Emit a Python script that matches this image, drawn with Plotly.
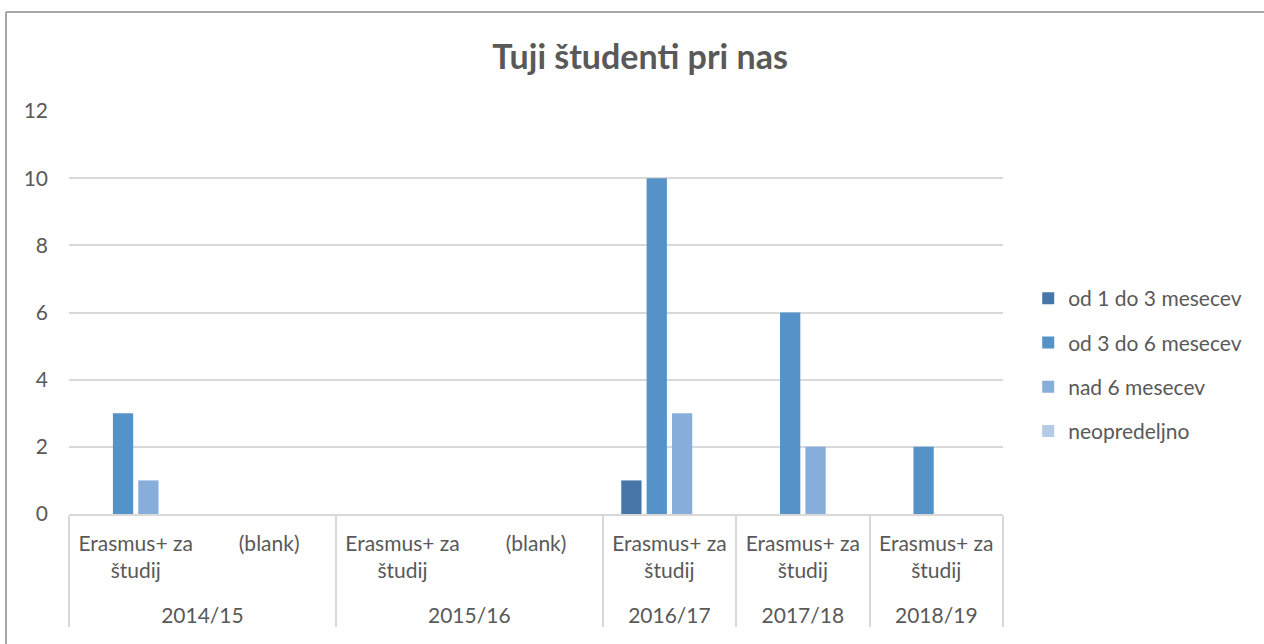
import plotly.graph_objects as go

years = ["2014/15", "2014/15", "2015/16", "2015/16", "2016/17", "2017/18", "2018/19"]
subcats = ["Erasmus+ za<br>študij<br>\u00a0", "(blank)", "Erasmus+ za<br>študij<br>\u00a0", "(blank)",
           "Erasmus+ za<br>študij<br>\u00a0", "Erasmus+ za<br>študij<br>\u00a0", "Erasmus+ za<br>študij<br>\u00a0"]

series_names = ["od 1 do 3 mesecev", "od 3 do 6 mesecev", "nad 6 mesecev", "neopredeljno"]
od1do3 = [None, None, None, None, 1, None, None]
od3do6 = [3, None, None, None, 10, 6, 2]
nad6 = [1, None, None, None, 3, 2, None]
neopredeljno = [None, None, None, None, None, None, None]
series_values = [od1do3, od3do6, nad6, neopredeljno]
colors = ["#4677A8", "#5592C8", "#87AEDB", "#B4CAE6"]

TXT = "#595959"
FONT = "Lato, 'Open Sans', sans-serif"
FS = 21

fig = go.Figure()
for name, vals, col in zip(series_names, series_values, colors):
    fig.add_trace(go.Bar(
        x=[years, subcats], y=vals, name=name,
        marker=dict(color=col, line=dict(width=0)),
        legendgroup=name,
    ))

fig.update_layout(
    width=1264, height=644,
    margin=dict(l=69, r=261, t=111, b=130),
    paper_bgcolor="white", plot_bgcolor="white",
    barmode="group", bargap=0.24, bargroupgap=0.2,
    font=dict(family=FONT, size=FS, color=TXT),
    title=dict(text="<b>Tuji študenti pri nas</b>", x=0.5064, xanchor="center",
               y=1 - 57 / 644, yanchor="middle", font=dict(size=34, color=TXT, family=FONT)),
    showlegend=True,
    legend=dict(x=1.027, xanchor="left", y=(514 - 365) / 403, yanchor="middle",
                font=dict(size=FS, color=TXT), tracegroupgap=14,
                bgcolor="rgba(0,0,0,0)"),
    xaxis=dict(type="multicategory", showline=True, linecolor="#D9D9D9", linewidth=1.5,
               showgrid=False, showdividers=True, dividercolor="#D9D9D9", dividerwidth=1.5,
               tickfont=dict(size=FS, color=TXT), ticks="", ticklabelstandoff=10),
    yaxis=dict(range=[0, 12], dtick=2, showgrid=True, gridcolor="#D9D9D9", gridwidth=1.5,
               zeroline=False, showline=False, tickfont=dict(size=FS, color=TXT),
               ticklabelstandoff=20),
)

# chart outer border (left and top edges visible)
fig.add_shape(type="line", xref="paper", yref="paper",
              x0=(6 - 69) / 934, x1=(6 - 69) / 934, y0=(514 - 12) / 403, y1=(514 - 700) / 403,
              line=dict(color="#A6A6A6", width=2))
fig.add_shape(type="line", xref="paper", yref="paper",
              x0=(6 - 69) / 934, x1=(1300 - 69) / 934, y0=(514 - 12) / 403, y1=(514 - 12) / 403,
              line=dict(color="#A6A6A6", width=2))

fig.write_html("out.html", config={"displayModeBar": False},
               post_script="document.body.style.margin='0';")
-------
Every line above should be returned exactly; the pictures stay out.

Emit a Python script that matches this image, drawn with Plotly.
import plotly.graph_objects as go

years = ["2014/15", "2014/15", "2015/16", "2015/16", "2016/17", "2017/18", "2018/19"]
subcats = ["Erasmus+ za<br>študij<br>\u00a0", "(blank)", "Erasmus+ za<br>študij<br>\u00a0", "(blank)",
           "Erasmus+ za<br>študij<br>\u00a0", "Erasmus+ za<br>študij<br>\u00a0", "Erasmus+ za<br>študij<br>\u00a0"]

series_names = ["od 1 do 3 mesecev", "od 3 do 6 mesecev", "nad 6 mesecev", "neopredeljno"]
od1do3 = [None, None, None, None, 1, None, None]
od3do6 = [3, None, None, None, 10, 6, 2]
nad6 = [1, None, None, None, 3, 2, None]
neopredeljno = [None, None, None, None, None, None, None]
series_values = [od1do3, od3do6, nad6, neopredeljno]
colors = ["#4677A8", "#5592C8", "#87AEDB", "#B4CAE6"]

TXT = "#595959"
FONT = "Lato, 'Open Sans', sans-serif"
FS = 21

fig = go.Figure()
for name, vals, col in zip(series_names, series_values, colors):
    fig.add_trace(go.Bar(
        x=[years, subcats], y=vals, name=name,
        marker=dict(color=col, line=dict(width=0)),
        legendgroup=name,
    ))

fig.update_layout(
    width=1264, height=644,
    margin=dict(l=69, r=261, t=111, b=130),
    paper_bgcolor="white", plot_bgcolor="white",
    barmode="group", bargap=0.24, bargroupgap=0.2,
    font=dict(family=FONT, size=FS, color=TXT),
    title=dict(text="<b>Tuji študenti pri nas</b>", x=0.5064, xanchor="center",
               y=1 - 57 / 644, yanchor="middle", font=dict(size=34, color=TXT, family=FONT)),
    showlegend=True,
    legend=dict(x=1.027, xanchor="left", y=(514 - 365) / 403, yanchor="middle",
                font=dict(size=FS, color=TXT), tracegroupgap=14,
                bgcolor="rgba(0,0,0,0)"),
    xaxis=dict(type="multicategory", showline=True, linecolor="#D9D9D9", linewidth=1.5,
               showgrid=False, showdividers=True, dividercolor="#D9D9D9", dividerwidth=1.5,
               tickfont=dict(size=FS, color=TXT), ticks="", ticklabelstandoff=10),
    yaxis=dict(range=[0, 12], dtick=2, showgrid=True, gridcolor="#D9D9D9", gridwidth=1.5,
               zeroline=False, showline=False, tickfont=dict(size=FS, color=TXT),
               ticklabelstandoff=20),
)

# chart outer border (left and top edges visible)
fig.add_shape(type="line", xref="paper", yref="paper",
              x0=(6 - 69) / 934, x1=(6 - 69) / 934, y0=(514 - 12) / 403, y1=(514 - 700) / 403,
              line=dict(color="#A6A6A6", width=2))
fig.add_shape(type="line", xref="paper", yref="paper",
              x0=(6 - 69) / 934, x1=(1300 - 69) / 934, y0=(514 - 12) / 403, y1=(514 - 12) / 403,
              line=dict(color="#A6A6A6", width=2))

fig.write_html("out.html", config={"displayModeBar": False},
               post_script="document.body.style.margin='0';")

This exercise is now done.